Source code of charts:
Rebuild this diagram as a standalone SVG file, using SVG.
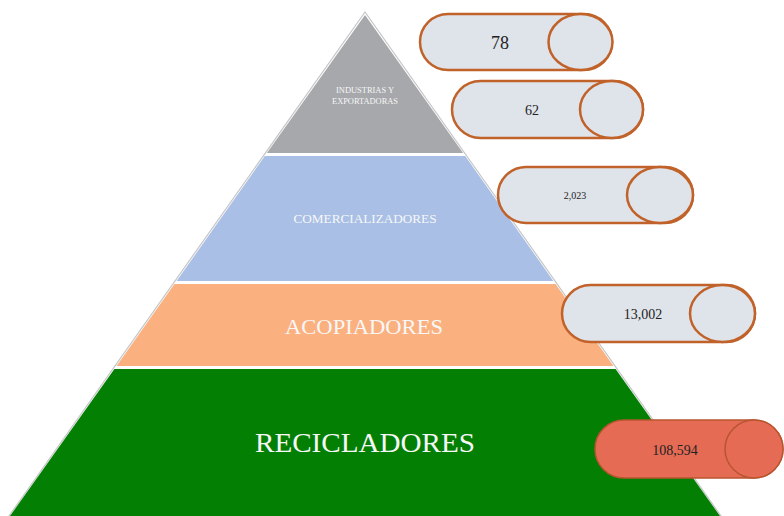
<svg xmlns="http://www.w3.org/2000/svg" width="784" height="516" viewBox="0 0 784 516">
<style>
.tier-label{font-family:"Liberation Serif","DejaVu Serif",serif;fill:#f7f7f7;text-anchor:middle}
.num{font-family:"Liberation Serif","DejaVu Serif",serif;fill:#222;text-anchor:middle}
.pill{fill:#dfe4ea;stroke:#c0622a;stroke-width:2.5}
.pill-red{fill:#e66b55;stroke:#b8552f;stroke-width:1.5}
</style>
<rect width="784" height="516" fill="#ffffff"/>
<g id="pyramid">
<polygon points="365,12 9,516 721,516" fill="#ffffff" stroke="#c6c6c6" stroke-width="1.2"/>
</g>
<g id="tier-industrias">
<polygon points="365,15 266.9,153 463.1,153" fill="#a6a8ab"/>
<text class="tier-label" x="365" y="93" font-size="8" textLength="58" lengthAdjust="spacingAndGlyphs">INDUSTRIAS Y</text>
<text class="tier-label" x="365" y="104" font-size="8" textLength="66" lengthAdjust="spacingAndGlyphs">EXPORTADORAS</text>
</g>
<g id="tier-comercializadores">
<polygon points="264.8,156 465.2,156 553.4,281 176.6,281" fill="#a9bfe6"/>
<text class="tier-label" x="365" y="223" font-size="13" textLength="143" lengthAdjust="spacingAndGlyphs">COMERCIALIZADORES</text>
</g>
<g id="tier-acopiadores">
<polygon points="174.4,284 555.6,284 613.5,366 116.5,366" fill="#fbb17f"/>
<text class="tier-label" x="364" y="334" font-size="22" textLength="158" lengthAdjust="spacingAndGlyphs">ACOPIADORES</text>
</g>
<g id="tier-recicladores">
<polygon points="114.4,369 615.6,369 720,516 10,516" fill="#037f04"/>
<text class="tier-label" x="365" y="452" font-size="28" textLength="220" lengthAdjust="spacingAndGlyphs">RECICLADORES</text>
</g>
<g id="pill-78">
<rect class="pill" x="420" y="14" width="192" height="56" rx="28"/>
<ellipse class="pill" cx="580.5" cy="42" rx="32" ry="28"/>
<text class="num" x="500" y="48.5" font-size="18">78</text>
</g>
<g id="pill-62">
<rect class="pill" x="452" y="81" width="191" height="57" rx="28.5"/>
<ellipse class="pill" cx="611.5" cy="109.5" rx="31.5" ry="28.5"/>
<text class="num" x="532" y="114.5" font-size="14">62</text>
</g>
<g id="pill-2023">
<rect class="pill" x="498" y="167" width="195" height="56" rx="28"/>
<ellipse class="pill" cx="660" cy="195" rx="33" ry="28"/>
<text class="num" x="575" y="198.5" font-size="10">2,023</text>
</g>
<g id="pill-13002">
<rect class="pill" x="562" y="285" width="193" height="57" rx="28.5"/>
<ellipse class="pill" cx="722.5" cy="313.5" rx="32.5" ry="28.5"/>
<text class="num" x="643" y="318.5" font-size="14">13,002</text>
</g>
<g id="pill-108594">
<rect class="pill-red" x="595" y="420" width="188" height="58" rx="29"/>
<ellipse class="pill-red" cx="754" cy="449" rx="29" ry="29"/>
<text class="num" x="675" y="454.5" font-size="14">108,594</text>
</g>
</svg>
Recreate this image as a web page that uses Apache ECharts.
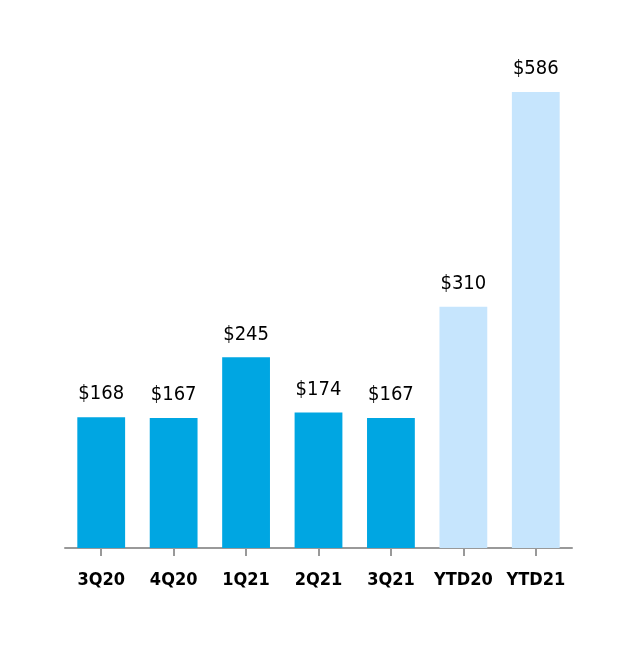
<!DOCTYPE html>
<html><head><meta charset="utf-8">
<script src="https://cdn.jsdelivr.net/npm/echarts@6/dist/echarts.min.js"></script>
<style>html,body{margin:0;padding:0;background:#fff}#c{width:636px;height:660px}</style>
</head><body><div id="c"></div>
<script>
const categories = ['3Q20','4Q20','1Q21','2Q21','3Q21','YTD20','YTD21'];
const values = [168, 167, 245, 174, 167, 310, 586];
const barColors = ['#00A6E2','#00A6E2','#00A6E2','#00A6E2','#00A6E2','#C6E5FD','#C6E5FD'];
const FONT = '"Liberation Sans Narrow","DejaVu Sans Condensed","Arial Narrow",sans-serif';
const chart = echarts.init(document.getElementById('c'));
chart.setOption({
  animation: false,
  grid: {left: 65, right: 64, top: 81, bottom: 112},
  xAxis: {
    type: 'category', data: categories,
    axisLine: {show: true, lineStyle: {color: '#999', width: 2}},
    axisTick: {show: true, alignWithLabel: true, interval: 0, length: 8, lineStyle: {color: '#999', width: 2}},
    axisLabel: {interval: 0, margin: 23, color: '#000', fontFamily: FONT, fontWeight: 'bold', fontSize: 18}
  },
  yAxis: {type: 'value', min: 0, max: 600, show: false, splitLine: {show: false}},
  series: [{
    type: 'bar', barWidth: '66%',
    data: values.map((v, i) => ({value: v, itemStyle: {color: barColors[i]}})),
    label: {show: true, position: 'top', distance: 13, color: '#000', fontFamily: FONT, fontSize: 20,
      formatter: p => '$' + p.value}
  }]
});
</script></body></html>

◆ **AIM**
Print the lines from the one that contains "Recreate this image" through the last line of the data, exactly and in full, and no other lines. Pictures are not part of the copy.

◆ **RIGHT ANSWER**
Recreate this image as a web page that uses Apache ECharts.
<!DOCTYPE html>
<html><head><meta charset="utf-8">
<script src="https://cdn.jsdelivr.net/npm/echarts@6/dist/echarts.min.js"></script>
<style>html,body{margin:0;padding:0;background:#fff}#c{width:636px;height:660px}</style>
</head><body><div id="c"></div>
<script>
const categories = ['3Q20','4Q20','1Q21','2Q21','3Q21','YTD20','YTD21'];
const values = [168, 167, 245, 174, 167, 310, 586];
const barColors = ['#00A6E2','#00A6E2','#00A6E2','#00A6E2','#00A6E2','#C6E5FD','#C6E5FD'];
const FONT = '"Liberation Sans Narrow","DejaVu Sans Condensed","Arial Narrow",sans-serif';
const chart = echarts.init(document.getElementById('c'));
chart.setOption({
  animation: false,
  grid: {left: 65, right: 64, top: 81, bottom: 112},
  xAxis: {
    type: 'category', data: categories,
    axisLine: {show: true, lineStyle: {color: '#999', width: 2}},
    axisTick: {show: true, alignWithLabel: true, interval: 0, length: 8, lineStyle: {color: '#999', width: 2}},
    axisLabel: {interval: 0, margin: 23, color: '#000', fontFamily: FONT, fontWeight: 'bold', fontSize: 18}
  },
  yAxis: {type: 'value', min: 0, max: 600, show: false, splitLine: {show: false}},
  series: [{
    type: 'bar', barWidth: '66%',
    data: values.map((v, i) => ({value: v, itemStyle: {color: barColors[i]}})),
    label: {show: true, position: 'top', distance: 13, color: '#000', fontFamily: FONT, fontSize: 20,
      formatter: p => '$' + p.value}
  }]
});
</script></body></html>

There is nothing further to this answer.